New Path Forward for Next-Generation Lithium-Ion Batteries

Berkeley Lab researchers shed light on how lithium-rich cathodes work, opening the door to higher capacity batteries. In the quest for a radically better lithium-ion battery, a promising direction is the so-called "lithium-rich" cathode, in which the cathode contains a higher proportion of lithium than normal. While it has the potential to have far higher energy density, scientists have lacked a clear picture of the chemical processes, especially the role of oxygen.
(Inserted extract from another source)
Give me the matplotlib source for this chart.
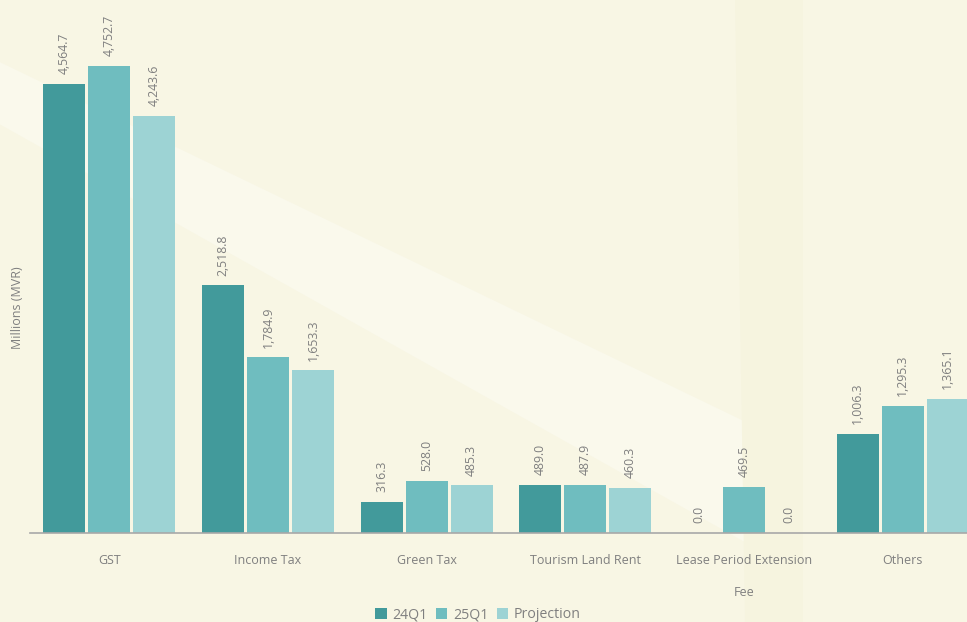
import matplotlib.pyplot as plt
from matplotlib.patches import Polygon

categories = ["GST", "Income Tax", "Green Tax", "Tourism Land Rent",
              "Lease Period Extension\nFee", "Others"]
series = ["24Q1", "25Q1", "Projection"]
q24 = [4564.7, 2518.8, 316.3, 489.0, 0.0, 1006.3]
q25 = [4752.7, 1784.9, 528.0, 487.9, 469.5, 1295.3]
proj = [4243.6, 1653.3, 485.3, 460.3, 0.0, 1365.1]
colors = ["#429a9b", "#6fbdbf", "#9dd3d4"]

bg = "#f8f6e4"
txt = "#7f7f7f"
plt.rcParams['font.family'] = ['Open Sans', 'DejaVu Sans']

fig = plt.figure(figsize=(9.67, 6.22), dpi=100, facecolor=bg)

# faint decorative shapes behind everything
fig.patches.append(Polygon([(0, 0.90), (0, 0.80), (0.78, 0.12), (0.80, 0.30)],
                           closed=True, transform=fig.transFigure,
                           facecolor="#faf9ec", edgecolor="none", zorder=-10))
fig.patches.append(Polygon([(0.76, 1.0), (0.83, 1.0), (0.83, 0.0), (0.77, 0.0)],
                           closed=True, transform=fig.transFigure,
                           facecolor="#f6f4df", edgecolor="none", zorder=-10))

# axes run past the right edge, as in the reference crop
ax = fig.add_axes([30 / 967, 89 / 622, 952 / 967, 533 / 622])
ax.set_facecolor("none")
ax.set_zorder(1)

x = range(len(categories))
w = 0.265
step = 0.283
for k, (name, vals) in enumerate(zip(series, [q24, q25, proj])):
    pos = [i + (k - 1) * step for i in x]
    ax.bar(pos, vals, width=w, color=colors[k], label=name, zorder=2)
    for p, v in zip(pos, vals):
        ax.annotate(f"{v:,.1f}", (p, v), xytext=(0, 7), textcoords="offset points",
                    rotation=90, ha="center", va="bottom", fontsize=8.8, color=txt)

ax.set_xlim(-0.5, 5.5)
ax.set_ylim(0, 5419)
ax.set_yticks([])
ax.set_xticks(list(x))
ax.set_xticklabels(categories, fontsize=9, color=txt, linespacing=2.9, va="top")
ax.tick_params(axis="x", length=0, pad=15)
for s in ["top", "right", "left"]:
    ax.spines[s].set_visible(False)
ax.spines["bottom"].set_color("#a8a8a8")
ax.spines["bottom"].set_linewidth(1.2)

fig.text(18 / 967, 1 - 308 / 622, "Millions (MVR)", rotation=90, ha="center",
         va="center", fontsize=9, color=txt)

fig.legend(loc="center", bbox_to_anchor=(478 / 967, 1 - 615 / 622), ncol=3,
           frameon=False, fontsize=10.2, labelcolor=txt, handlelength=0.8,
           handleheight=0.8, handletextpad=0.4, columnspacing=0.6)

fig.savefig("out.png", dpi=100, facecolor=bg)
Now researchers at the Department of Energy's (DOE) Lawrence Berkeley National Laboratory (Berkeley Lab) report a major advance in understanding how oxygen oxidation creates extra capacity in such cathodes, opening the door to batteries with far higher energy density, meaning your phone or electric vehicle will be able to run for much longer between charges. "The specific nature of our findings shows a clear and exciting path forward to create the next-generation cathode materials with substantially higher energy density then current cathode materials," the researchers write in their study titled, "The structural and chemical origin of the oxygen redox activity in layered and cation-disordered Li-excess cathode materials," published online . The research was led by Gerbrand Ceder of Berkeley Lab's Materials Sciences Division. The lead authors were Dong-Hwa Seo and Jinhyuk Lee, and other co-authors were Alexander Urban, Rahul Malik, and ShinYoung Kang.